15. An active noise control system, comprising:

a sound generator that outputs a generated sound based on an engine operating characteristic;

a physical path through which the generated sound travels, the physical path having a first gain;

a spectral shaping path having an ideal model of the physical path and a second gain, wherein the generated sound is controlled by the ideal model and the second gain to generate an actual response;

a controller that calculates a difference between an ideal response of the active noise control system and the actual response to obtain an error signal and adjusts the system model based on the error signal.

16. The system of claim 15, wherein the ideal model initially overestimates the actual response.

17. The system of claim 15, further comprising a spectral shaping subsystem that normalizes the second gain based on a system output value, wherein the actual response is generated using the ideal model and the normalized second gain.

18. The system of claim 17, wherein the system output value is the actual response.

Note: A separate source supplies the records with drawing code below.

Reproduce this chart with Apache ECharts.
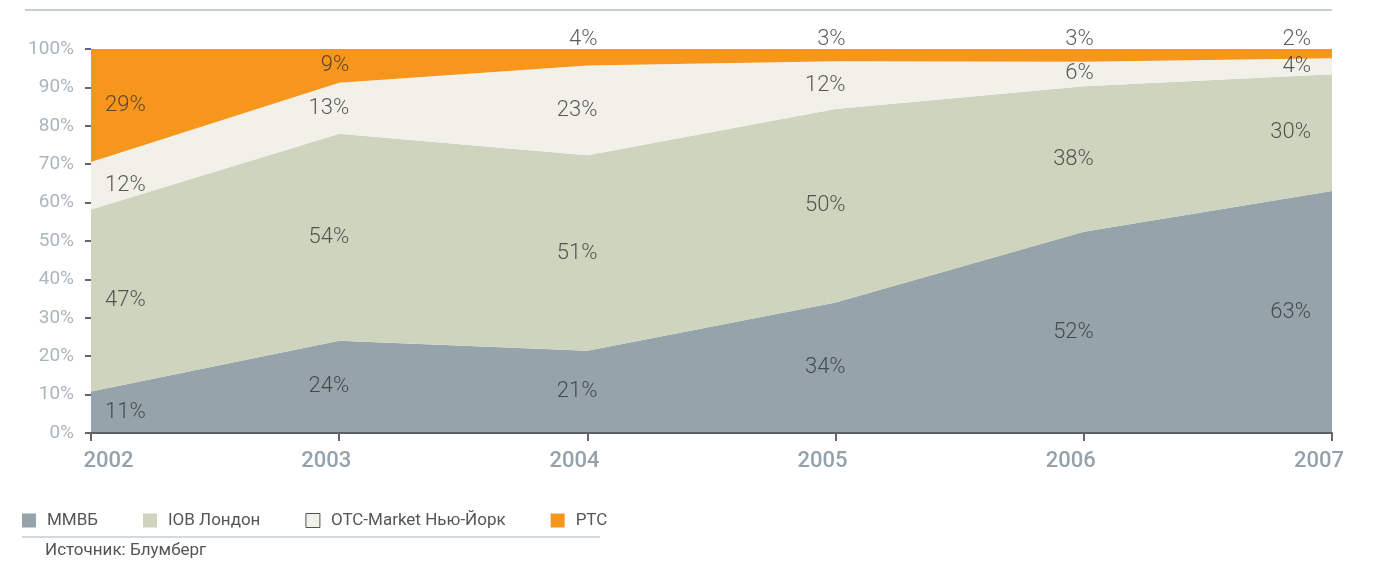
<!DOCTYPE html>
<html lang="ru">
<head>
    <meta charset="UTF-8">
    <title>Структура торгов</title>
    <script src="https://cdn.jsdelivr.net/npm/echarts@6/dist/echarts.min.js"></script>
    <style>
        html, body {margin: 0; padding: 0; background: #fff;}
        #main {width: 1376px; height: 566px;}
    </style>
</head>
<body>
<div id="main"></div>
<script type="text/javascript">

    // данные
    var years = ['2002', '2003', '2004', '2005', '2006', '2007'];
    var seriesNames = ['ММВБ', 'IOB Лондон', 'OTC-Market Нью-Йорк', 'РТС'];
    var mmvb = [10.8, 24.0, 21.4, 34.0, 52.4, 63.0];
    var iob = [47.4, 53.9, 50.9, 50.4, 37.9, 30.4];
    var otc = [12.4, 13.3, 23.4, 12.4, 6.4, 4.2];
    var rts = [29.4, 8.8, 4.3, 3.2, 3.3, 2.4];
    var yTicks = [0, 10, 20, 30, 40, 50, 60, 70, 80, 90, 100];

    var colors = ['#95a3ab', '#cfd4bf', '#f1f1e9', '#f7961d'];
    var allData = [mmvb, iob, otc, rts];

    var font = 'Roboto, "Noto Sans", sans-serif';

    // области
    var series = [];
    for (var i = 0; i < allData.length; i++) {
        series.push({
            name: seriesNames[i],
            type: 'line',
            stack: 'total',
            data: allData[i],
            symbol: 'none',
            silent: true,
            color: colors[i],
            lineStyle: {width: 0},
            areaStyle: {color: colors[i], opacity: 1}
        });
    }

    // подписи в середине каждой полосы
    var labelData = [];
    for (var j = 0; j < years.length; j++) {
        var base = 0;
        for (var k = 0; k < allData.length; k++) {
            var v = allData[k][j];
            var isTop = (k == allData.length - 1 && v < 5);
            var align = 'right', dx = 10;
            if (j == 0) { align = 'left'; dx = 14; }
            if (j == years.length - 1) { align = 'right'; dx = -21; }
            labelData.push({
                value: [years[j], isTop ? base + v : base + v / 2],
                pct: Math.round(v),
                label: {
                    position: isTop ? 'top' : 'inside',
                    distance: 0,
                    align: align,
                    offset: [dx, isTop ? 2 : 0]
                }
            });
            base += v;
        }
    }
    series.push({
        type: 'scatter',
        data: labelData,
        symbolSize: 1,
        silent: true,
        clip: false,
        z: 5,
        itemStyle: {color: 'transparent'},
        label: {
            show: true,
            color: '#333',
            fontFamily: font,
            fontWeight: 300,
            fontSize: 22,
            formatter: function (p) {
                return p.data.pct + '%';
            }
        }
    });

    var myChart = echarts.init(document.getElementById('main'));
    var option = {
        animation: false,
        grid: {left: 91, right: 44, top: 49, bottom: 133},
        legend: {
            left: 22,
            top: 512,
            padding: 0,
            icon: 'rect',
            itemWidth: 14,
            itemHeight: 14,
            itemGap: 45,
            data: [
                {name: seriesNames[0]},
                {name: seriesNames[1]},
                {name: seriesNames[2], itemStyle: {borderColor: '#555', borderWidth: 1}},
                {name: seriesNames[3]}
            ],
            textStyle: {
                color: '#555',
                fontSize: 17,
                fontFamily: font,
                padding: [0, 0, 0, 6]
            }
        },
        xAxis: {
            type: 'category',
            data: years,
            boundaryGap: false,
            z: 6,
            axisLine: {lineStyle: {color: '#5b6066', width: 2}},
            axisTick: {show: true, length: 8, lineStyle: {color: '#666', width: 2}},
            axisLabel: {
                margin: 17,
                formatter: function (val, idx) {
                    return idx == 0 ? '{first|' + val + '}' : '{other|' + val + '}';
                },
                rich: {
                    first: {
                        color: '#95a2ab', fontSize: 22, fontWeight: 500,
                        fontFamily: font, padding: [0, 0, 0, 35]
                    },
                    other: {
                        color: '#95a2ab', fontSize: 22, fontWeight: 500,
                        fontFamily: font, padding: [0, 26, 0, 0]
                    }
                }
            }
        },
        yAxis: {
            type: 'value',
            min: yTicks[0],
            max: yTicks[yTicks.length - 1],
            interval: yTicks[1] - yTicks[0],
            splitLine: {show: false},
            axisLine: {show: false},
            axisTick: {show: true, length: 6, lineStyle: {color: '#333', width: 1.5}},
            axisLabel: {
                margin: 17,
                color: '#aab5bd',
                fontSize: 19,
                fontFamily: font,
                formatter: '{value}%'
            }
        },
        graphic: [
            {
                type: 'line',
                shape: {x1: 25, y1: 10, x2: 1332, y2: 10},
                style: {stroke: '#c9d0d4', lineWidth: 2}
            },
            {
                type: 'line',
                shape: {x1: 22, y1: 537, x2: 600, y2: 537},
                style: {stroke: '#c5ccd3', lineWidth: 1.5}
            },
            {
                type: 'text',
                left: 45,
                top: 542,
                style: {
                    text: 'Источник: Блумберг',
                    fill: '#555',
                    fontSize: 17,
                    fontFamily: font
                }
            }
        ],
        series: series
    };
    myChart.setOption(option);

</script>
</body>
</html>
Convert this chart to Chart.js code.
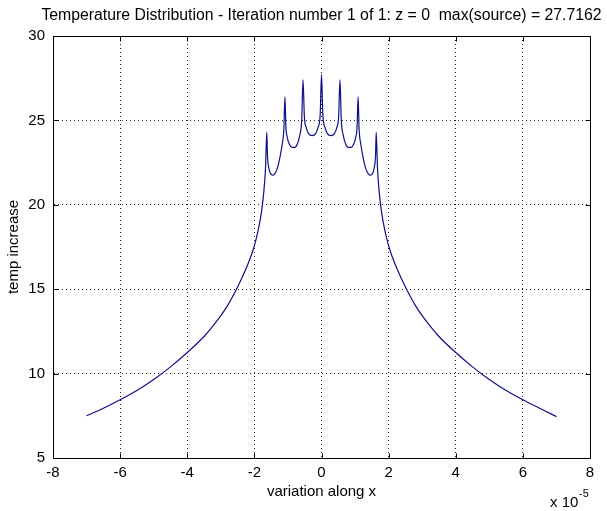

19. The system of claim 18, wherein the second gain is calculated by dividing the first gain by a value based on the actual response.

20. The system of claim 18, wherein the second gain is calculated by dividing the first gain by a value based on the actual response and the first gain.

21. The system of claim 17, wherein the system output value is the ideal response, and wherein the second gain is calculated by dividing an ideal gain by a value based on the ideal response.